Source material:
......

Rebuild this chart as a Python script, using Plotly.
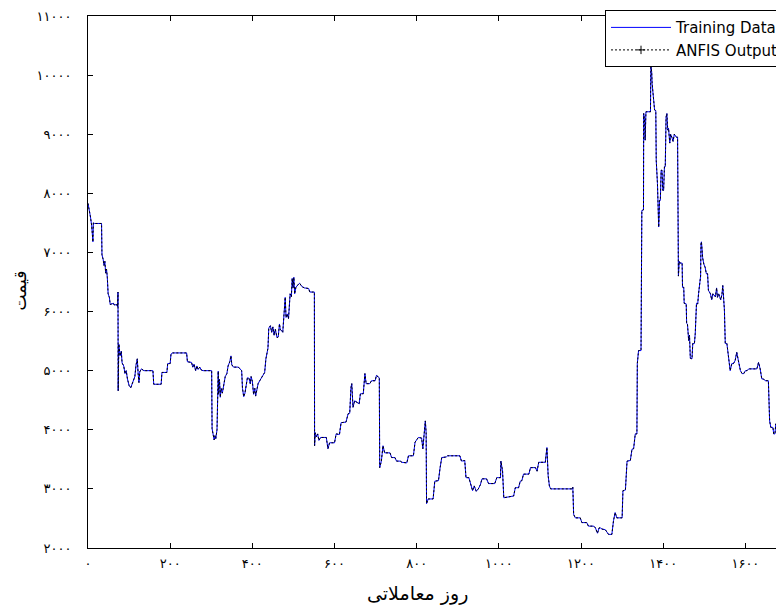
import plotly.graph_objects as go

# Trading day index and price
days = [0, 4, 6, 9, 12, 13, 16, 33, 34, 37, 39, 41, 43, 45, 47, 49, 52, 54, 62, 64, 70, 72, 73, 73.5,
        75, 78, 81, 83, 87, 90, 93, 96, 100, 104, 107, 111, 114, 117, 120, 122, 124, 126, 130, 136,
        158, 160, 178, 180, 192, 194, 200, 202, 206, 240, 242, 252, 255, 258, 262, 265, 268, 272,
        276, 280, 301, 302, 305, 307, 309, 311, 314, 317, 318, 320, 322, 324, 327, 330, 334, 338,
        341, 345, 348, 350, 354, 366, 370, 374, 376, 379, 382, 385, 388, 392, 395, 397, 400, 403,
        406, 408, 411, 414, 418, 424, 430, 433, 436, 438, 440, 444, 447, 450, 453, 456, 460, 463,
        466, 468, 474, 477, 480, 482, 485, 488, 492, 495, 497, 499, 501, 503, 506, 512, 515, 521,
        527, 537, 540, 549, 551, 551.5, 553, 556, 559, 562, 566, 580, 584, 588, 600, 604, 612, 616,
        628, 633, 637, 640, 642, 645, 649, 660, 663, 670, 674, 677, 686, 690, 699, 702, 709, 710,
        714, 718, 722, 735, 739, 747, 751, 760, 764, 776, 780, 792, 796, 804, 812, 815, 818, 821,
        823, 824, 828, 840, 844, 853, 857, 861, 872, 875, 905, 909, 917, 920, 927, 931, 936, 940,
        945, 950, 955, 959, 970, 975, 990, 995, 1004, 1005, 1009, 1012, 1036, 1040, 1048, 1052,
        1056, 1060, 1073, 1077, 1089, 1093, 1097, 1113, 1117, 1120, 1123, 1126, 1141, 1178, 1180,
        1182, 1186, 1198, 1202, 1214, 1218, 1231, 1235, 1240, 1244, 1247, 1251, 1259, 1267, 1275,
        1279, 1283, 1287, 1300, 1302, 1308, 1312, 1320, 1324, 1328, 1332, 1336, 1337, 1340, 1346,
        1347, 1348, 1352, 1352.5, 1355, 1356, 1358, 1369, 1370, 1372, 1373, 1375, 1377, 1379, 1382,
        1383, 1386, 1388, 1389, 1390, 1391, 1393, 1395, 1397, 1399, 1401, 1403, 1405, 1407, 1409,
        1411, 1413, 1416, 1418, 1421, 1424, 1427, 1432, 1435, 1436, 1437, 1439, 1441, 1446, 1447,
        1450, 1451, 1456, 1457, 1459, 1462, 1464, 1466, 1470, 1472, 1476, 1478, 1481, 1484, 1486,
        1489, 1491, 1492, 1493, 1494, 1496, 1499, 1502, 1505, 1508, 1510, 1515, 1518, 1521, 1527,
        1530, 1532, 1535, 1537, 1540, 1543, 1545, 1549, 1551, 1555, 1559, 1563, 1567, 1571, 1575,
        1579, 1583, 1588, 1592, 1596, 1600, 1604, 1608, 1628, 1632, 1636, 1640, 1644, 1648, 1656,
        1659, 1662, 1667, 1669, 1672, 1674, 1679, 1693, 1697]

training_price = [7830, 7700, 7600, 7450, 7180, 7500, 7490, 7490, 6960, 6880, 6780, 6850, 6650, 6720,
                  6580, 6300, 6240, 6120, 6140, 6110, 6120, 6080, 6330, 4660,
                  5450, 5250, 5330, 5130, 5080, 4950, 5000, 4860, 4750, 4710, 4760, 4850, 4900, 5100,
                  5200, 4950, 4800, 4980, 5030, 5000,
                  5000, 4770, 4770, 4970, 4970, 5120, 5120, 5280, 5300, 5300, 5150, 5140, 5060, 5110,
                  5000, 5080, 5020, 5060,
                  5010, 5000, 5000, 4020, 3880, 3830, 3900, 3850, 4000, 4990, 4600, 4850, 4550, 4700,
                  4620, 4750, 4900, 4950,
                  5080, 5150, 5250, 5100, 5060, 5060, 5030, 5000, 4700, 4560, 4620, 4780, 4880, 4870,
                  4780, 4900, 4820, 4600,
                  4700, 4570, 4650, 4780, 4830, 4900, 4970, 5200, 5350, 5380, 5720, 5760, 5650, 5740,
                  5600, 5700, 5560, 5570,
                  5790, 5700, 5650, 5880, 6240, 5900, 5960, 5880, 6300, 6250, 6560, 6400, 6580, 6300,
                  6410, 6460, 6480, 6420,
                  6400, 6390, 6330, 6330, 6330, 3730, 3950, 3880, 3930, 3820, 3870, 3870, 3680, 3780,
                  3780, 3930, 3920, 4120,
                  4130, 4270, 4280, 4710, 4780, 4380, 4490, 4440, 4610, 4610, 4950, 4780, 4780, 4830,
                  4830, 4920, 4880, 3360,
                  3470, 3730, 3610, 3610, 3530, 3530, 3470, 3470, 3450, 3440, 3560, 3560, 3790, 3870,
                  3860, 3680, 3900, 4150,
                  3950, 2750, 2830, 2830, 3130, 3140, 3360, 3530, 3540, 3560, 3560, 3470, 3480, 3190,
                  3190, 3080, 2970, 3050,
                  2960, 3000, 3070, 3170, 3170, 3090, 3090, 3190, 3190, 3470, 3300, 2850, 2880, 3020,
                  3020, 3130,
                  3140, 3250, 3250, 3360, 3360, 3300, 3450, 3450, 3700, 3220, 3050, 3000, 3000, 3000,
                  3030,
                  2570, 2510, 2510, 2430, 2430, 2370, 2370, 2340, 2250, 2340, 2340, 2320, 2310, 2230,
                  2230,
                  2460, 2600, 2510, 2510, 2970, 2980, 3470, 3480, 3670, 3680, 3930, 3930, 5120, 5340,
                  5340,
                  7600, 7710, 7720, 9350, 9200, 8900, 9380, 9380, 10170, 10050, 9860, 9700, 9460, 9410,
                  9400,
                  8560, 8170, 7700, 7430, 7600, 7880, 7880, 8390, 8390, 8050, 8050, 8450, 8450, 9290,
                  9350,
                  9070, 9100, 8850, 9000, 8950, 8880, 9000, 8950, 8950, 6980, 6600, 6850, 6820, 6820,
                  6410,
                  6410, 6140, 6130, 5800, 5790, 5510, 5600, 5210, 5200, 5460, 5460, 5630, 6140, 6130,
                  6300,
                  6580, 6600, 7150, 7180, 7100, 6910, 6800, 6750, 6640, 6640, 6360, 6300, 6200, 6300,
                  6250,
                  6400, 6240, 6300, 6260, 6200, 6290, 6440, 6020, 5460, 5460, 5170, 5000, 5120, 5120,
                  5170,
                  5310, 5170, 5000, 4950, 4950, 5000, 5000, 5030, 5030, 5140, 5030, 4860, 4860, 4830,
                  4830,
                  4150, 4040, 4040, 3930, 3930, 4100, 4020, 4020, 4050]

# ANFIS output follows the training data so closely that the curves coincide in the picture
anfis_price = list(training_price)

x_tick_values = [0, 200, 400, 600, 800, 1000, 1200, 1400, 1600]
x_tick_labels = ["۰", "۲۰۰", "۴۰۰", "۶۰۰", "۸۰۰", "۱۰۰۰", "۱۲۰۰", "۱۴۰۰", "۱۶۰۰"]
y_tick_values = [2000, 3000, 4000, 5000, 6000, 7000, 8000, 9000, 10000, 11000]
y_tick_labels = ["۲۰۰۰", "۳۰۰۰", "۴۰۰۰", "۵۰۰۰", "۶۰۰۰", "۷۰۰۰", "۸۰۰۰", "۹۰۰۰", "۱۰۰۰۰", "۱۱۰۰۰"]

fig = go.Figure()
fig.add_trace(go.Scatter(x=days, y=training_price, mode="lines", name="Training Data",
                         line=dict(color="#0000ff", width=1)))
fig.add_trace(go.Scatter(x=days, y=anfis_price, mode="lines", name="ANFIS Output", showlegend=False,
                         line=dict(color="black", width=1, dash="2px,2px")))
# legend sample for ANFIS output (dotted line with plus marker)
fig.add_trace(go.Scatter(x=[None], y=[None], mode="lines+markers", name="ANFIS Output",
                         line=dict(color="black", width=1, dash="2px,2px"),
                         marker=dict(symbol="cross-thin", size=6, color="black",
                                     line=dict(color="black", width=1))))

tick_font = dict(family="DejaVu Sans", size=13, color="black")
fig.update_layout(
    width=776, height=597,
    margin=dict(l=80, r=0, t=8, b=57),
    paper_bgcolor="white", plot_bgcolor="white",
    showlegend=True,
    legend=dict(x=1, y=1.011, xanchor="right", yanchor="top",
                bordercolor="black", borderwidth=1, bgcolor="white",
                font=dict(family="DejaVu Sans", size=15, color="black"),
                tracegroupgap=0, itemwidth=60),
    xaxis=dict(range=[0, 1694], tickvals=x_tick_values, ticktext=x_tick_labels,
               ticks="inside", ticklen=5, tickcolor="black", showline=True, linecolor="black",
               linewidth=1, mirror="ticks", showgrid=False, zeroline=False, tickfont=tick_font,
               ticklabelstandoff=3),
    yaxis=dict(range=[2000, 11000], tickvals=y_tick_values, ticktext=y_tick_labels,
               ticks="inside", ticklen=5, tickcolor="black", showline=True, linecolor="black",
               linewidth=1, mirror="ticks", showgrid=False, zeroline=False, tickfont=tick_font,
               ticklabelstandoff=13),
    annotations=[
        dict(text="روز معاملاتی", x=0.474, y=-0.0846, xref="paper", yref="paper",
             showarrow=False, xanchor="center", yanchor="middle",
             font=dict(family="DejaVu Sans", size=19, color="black")),
        dict(text="قیمت", x=-0.0977, y=0.484, xref="paper", yref="paper", textangle=-90,
             showarrow=False, xanchor="center", yanchor="middle",
             font=dict(family="DejaVu Sans", size=17, color="black")),
    ],
)

fig.write_html("out.html")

......

Work to do:
Give back exactly the lines from the first line of the data through the line with "import plotly.graph_objects as go", pictures excluded.

Final result:
Rebuild this chart as a Python script, using Plotly.
import plotly.graph_objects as go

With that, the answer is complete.